Bien sûr, notre président n’a rien à voir avec ces deux personnages. Nous sommes en république apaisée. Cela illustre peut-être que l’escouade de ses « conseillers », vous savez les jeunes experts nichés à l’Elysée qui posent dans Paris Match, n’ont pas les mêmes références que les miennes qui sont peut-être un peu tirées par les cheveux, j’en conviens, sinon ils lui conseilleraient peut-être d’autres manières plus sobres d’incarner la fonction. Ils pourraient même aller jusqu’à lui demander si elle a besoin d’être incarnée pour être admirée.
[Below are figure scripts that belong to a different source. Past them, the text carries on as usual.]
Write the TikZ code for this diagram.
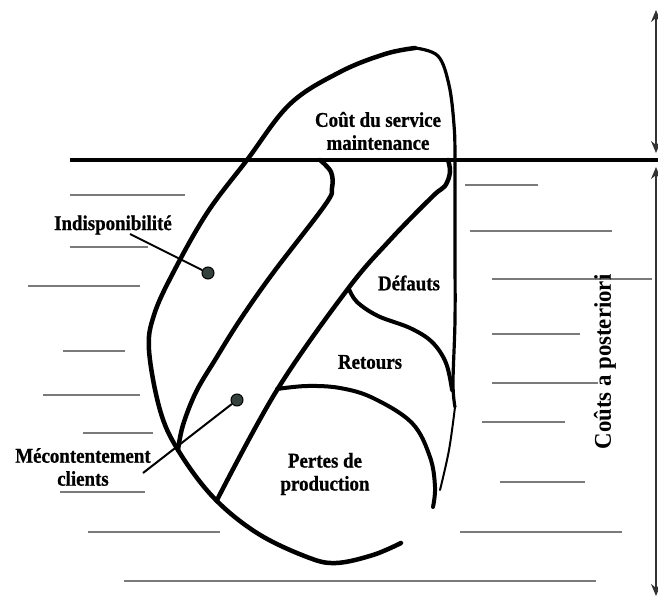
\documentclass[tikz,border=0pt]{standalone}
\usepackage{fontspec}
\setmainfont{Liberation Serif}
\newfontfamily\lblfont[FakeStretch=0.9,FakeBold=0.8]{Liberation Serif}
\newfontfamily\sidefont[FakeStretch=0.95]{Liberation Serif}
\usepackage{xcolor}
\usepackage{tikz}
\usetikzlibrary{arrows.meta}
\definecolor{dotfill}{HTML}{34413D}
\definecolor{rulegray}{HTML}{7A7A7A}

\begin{document}
\begin{tikzpicture}[x=1pt,y=-1pt,>={Stealth[length=12pt,width=10pt]},
 lbl/.style={font=\lblfont\bfseries\fontsize{21}{23}\selectfont,align=center,inner sep=0pt},
 border/.style={line width=4.5pt,line cap=round,line join=round},
 rule/.style={rulegray,line width=2pt},
 pin/.style={circle,draw,line width=1pt,fill=dotfill,inner sep=0pt,minimum size=12pt},
 pointer/.style={line width=2pt}]
\useasboundingbox (0,0) rectangle (658,597);
\fill[white] (0,0) rectangle (658,597);
\foreach \a/\b/\y in {70/185/195,70/148/247,28/140/286,63/125/351,43/140/395,83/153/433,60/145/492,88/220/532,124/596/581,
 465/538/185,470/612/231,492/652/279,492/580/334,492/598/383,482/565/422,500/585/482,460/622/532}
 \draw[rule] (\a,\y)--(\b,\y);
\draw[line width=4.5pt] (70,160)--(658,160);
\draw[border] plot[smooth,tension=0.6] coordinates {(401,543) (373,555) (336,563) (307,557) (257,533) (213,497) (178,450) (160,410) (149,350) (154,315) (173,273) (207,213) (247,160) (290,104) (340,72) (385,54) (415,48)};
\draw[border,line width=3.2pt] plot[smooth,tension=0.6] coordinates {(415,48) (438,56) (449,85) (454,125) (455,160) (455,250) (455,320) (453,383) (455,407)};
\draw[border,line width=2pt] plot[smooth,tension=0.6] coordinates {(455,407) (449,450) (440,490)};
\draw[border] plot[smooth,tension=0.6] coordinates {(320,160) (331,172) (332,188) (325,205) (273,273) (240,320) (215,360) (196,392) (183,425) (178,450)};
\draw[border] plot[smooth,tension=0.6] coordinates {(448,160) (450,172) (445,186) (433,196) (390,240) (347,290) (277,390) (217,500)};
\draw[border,line width=4pt] plot[smooth,tension=0.6] coordinates {(349,289) (357,302) (378,316) (410,328) (432,342) (446,363) (452,390)};
\draw[border,line width=4pt] plot[smooth,tension=0.6] coordinates {(277,389) (307,386) (340,388) (373,398) (412,423) (430,457) (435,487) (433,507)};
\node[lbl] (cout) at (378,131) {Coût du service\\maintenance};
\node[lbl] (indisp) at (113,225) {Indisponibilité};
\node[lbl] (defauts) at (409,283) {Défauts};
\node[lbl] (retours) at (370,362) {Retours};
\node[lbl] (pertes) at (325,474) {Pertes de\\production};
\node[lbl] (mecont) at (83,467) {Mécontentement\\clients};
\node[font=\sidefont\bfseries\fontsize{24}{26}\selectfont,rotate=90,inner sep=0pt] (posteriori) at (605,362) {Coûts a posteriori};
\node[pin] (dotI) at (208,273) {};
\node[pin] (dotM) at (237,400) {};
\coordinate (pI) at (130,234);
\coordinate (pM) at (143,473);
\draw[pointer] (pI) -- (dotI);
\draw[pointer] (pM) -- (dotM);
\coordinate (t0) at (656,10);
\coordinate (t1) at (656,153);
\coordinate (b0) at (656,167);
\coordinate (b1) at (656,596);
\draw[<->,line width=1.5pt,black!80] (t0) -- (t1);
\draw[<->,line width=1.5pt,black!80] (b0) -- (b1);
\end{tikzpicture}
\end{document}
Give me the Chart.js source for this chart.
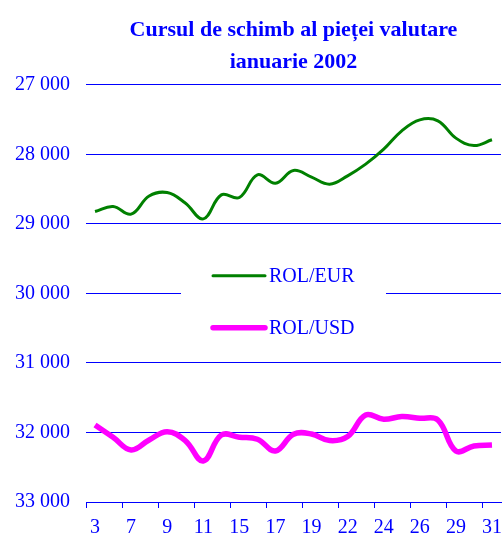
<!DOCTYPE html>
<html>
<head>
<meta charset="utf-8">
<script src="https://cdn.jsdelivr.net/npm/chart.js@4.4.1/dist/chart.umd.min.js"></script>
<style>
  body { margin: 0; background: #fff; }
</style>
</head>
<body>
<canvas id="chart" width="502" height="534"></canvas>
<script>
// trading days, ianuarie 2002
const days = ['3', '4', '7', '8', '9', '10', '11', '14', '15', '16', '17', '18',
  '19', '21', '22', '23', '24', '25', '26', '28', '29', '30', '31'];

const rolEur = [28823, 28750, 28860, 28600, 28550, 28700, 28928, 28583, 28621, 28295, 28415, 28232,
  28328, 28429, 28309, 28141, 27926, 27662, 27504, 27518, 27767, 27873, 27791];

const rolUsd = [31892, 32069, 32252, 32108, 31988, 32117, 32410, 32036, 32069, 32098, 32266, 32026,
  32022, 32117, 32059, 31748, 31811, 31772, 31796, 31820, 32266, 32194, 32180];

const yTicks = [27000, 28000, 29000, 30000, 31000, 32000, 33000];

const BLUE = '#0000ff';
const FONT = "'Liberation Serif', 'Times New Roman', serif";

const formatThousands = (v) => String(v).replace(/\B(?=(\d{3})+(?!\d))/g, ' ');

// legend sits inside the plot, on a white patch over the 30 000 gridline
const innerLegend = {
  id: 'innerLegend',
  afterDatasetsDraw(chart) {
    const { ctx, chartArea } = chart;
    const left = chartArea.left;
    const top = chartArea.top;

    ctx.save();
    ctx.fillStyle = '#fff';
    ctx.fillRect(left + 95, top + 170, 205, 95);

    chart.data.datasets.forEach((ds, i) => {
      const y = top + 191 + i * 52;
      ctx.strokeStyle = ds.borderColor;
      ctx.lineWidth = ds.borderWidth;
      ctx.lineCap = 'round';
      ctx.beginPath();
      ctx.moveTo(left + 127, y);
      ctx.lineTo(left + 179, y);
      ctx.stroke();

      ctx.fillStyle = BLUE;
      ctx.font = `20px ${FONT}`;
      ctx.textBaseline = 'middle';
      ctx.fillText(ds.label, left + 183, y + 1);
    });
    ctx.restore();
  },
};

new Chart(document.getElementById('chart'), {
  type: 'line',
  data: {
    labels: days,
    datasets: [
      {
        label: 'ROL/EUR',
        data: rolEur,
        borderColor: '#008000',
        borderWidth: 3,
        tension: 0.4,
        pointRadius: 0,
        fill: false,
      },
      {
        label: 'ROL/USD',
        data: rolUsd,
        borderColor: '#ff00ff',
        borderWidth: 5.5,
        tension: 0.4,
        pointRadius: 0,
        fill: false,
      },
    ],
  },
  options: {
    responsive: false,
    animation: false,
    layout: { padding: { left: 0, right: 1, bottom: 0 } },
    plugins: {
      legend: { display: false },
      tooltip: { enabled: false },
      title: {
        display: true,
        fullSize: false,
        text: ['Cursul de schimb al pieței valutare', 'ianuarie 2002'],
        color: BLUE,
        font: { family: FONT, size: 22, weight: 'bold', lineHeight: 1.45 },
        padding: { top: 14, bottom: 7 },
      },
    },
    scales: {
      x: {
        offset: true,
        grid: {
          offset: true,
          drawOnChartArea: false,
          tickLength: 6,
          tickColor: (ctx) => (ctx.index % 2 === 0 ? BLUE : 'rgba(0,0,0,0)'),
        },
        border: { color: BLUE, width: 1 },
        ticks: {
          autoSkip: false,
          maxRotation: 0,
          padding: 8,
          color: BLUE,
          font: { family: FONT, size: 20 },
          callback: function (val, idx) {
            return idx % 2 === 0 ? this.getLabelForValue(val) : '';
          },
        },
        afterFit(scale) {
          scale.height = 32;
          scale.paddingLeft = 0;
          scale.paddingRight = 0;
        },
      },
      y: {
        reverse: true,
        min: yTicks[0],
        max: yTicks[yTicks.length - 1],
        afterBuildTicks(scale) {
          scale.ticks = yTicks.map((v) => ({ value: v }));
        },
        grid: {
          color: BLUE,
          lineWidth: 1,
          drawTicks: false,
        },
        border: { display: false },
        ticks: {
          padding: 16,
          color: BLUE,
          font: { family: FONT, size: 20 },
          callback: (v) => formatThousands(v),
        },
        afterFit(scale) {
          scale.width = 86;
        },
      },
    },
  },
  plugins: [innerLegend],
});
</script>
</body>
</html>
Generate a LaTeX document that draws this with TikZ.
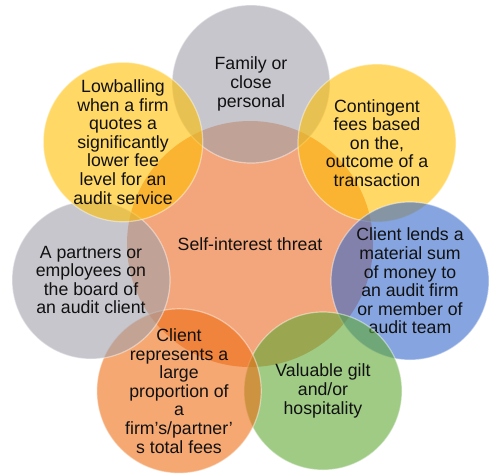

Une politique qui aurait un peu le souci du sort de tous les citoyens, surtout les plus vulnérables, ferait beaucoup plus pour l’image que cette posture affectée de cavalier qui participe à la cavalcade du pouvoir avec un peu trop l'intention de bien faire dans la représentation, presque jusqu’à l’affectation, selon Flaubert, qui utilisa ce mot oublié pour caractériser le style ampoulé et vieillot d’un écrivain de son époque.
Peut-être notre président est-il plus subtil que cela ? Ferait-il un clin d'œil à Will Cuppy et son " grandeur et décadence d'un peu tout le monde" avec le seul humour désespéré qui lui reste? Il serait alors l'homme politique le plus sous-coté du moment comme on dit dans le monde du football professionnel ou à la bourse des valeurs qu’on échange contre de l’argent. Il mettrait en scène son impuissance politique avec un humour décalé.
Encore faudrait-il pour que cela marche, qu’au moins, il y ait une certaine cohérence entre les actes politiques et les intentions politiques affichées du meilleur chevalier de notre royaume choisi par la majorité pour aller vaincre le chômage ? Pour être un président normal, il aurait fallu qu’il profane un peu plus le pouvoir personnel de la 5e république c’est-à-dire selon Giorgio Agamben («Profanations ») « qu’il restitue à l’usage commun ce qui a été séparé dans la sphère du sacré ».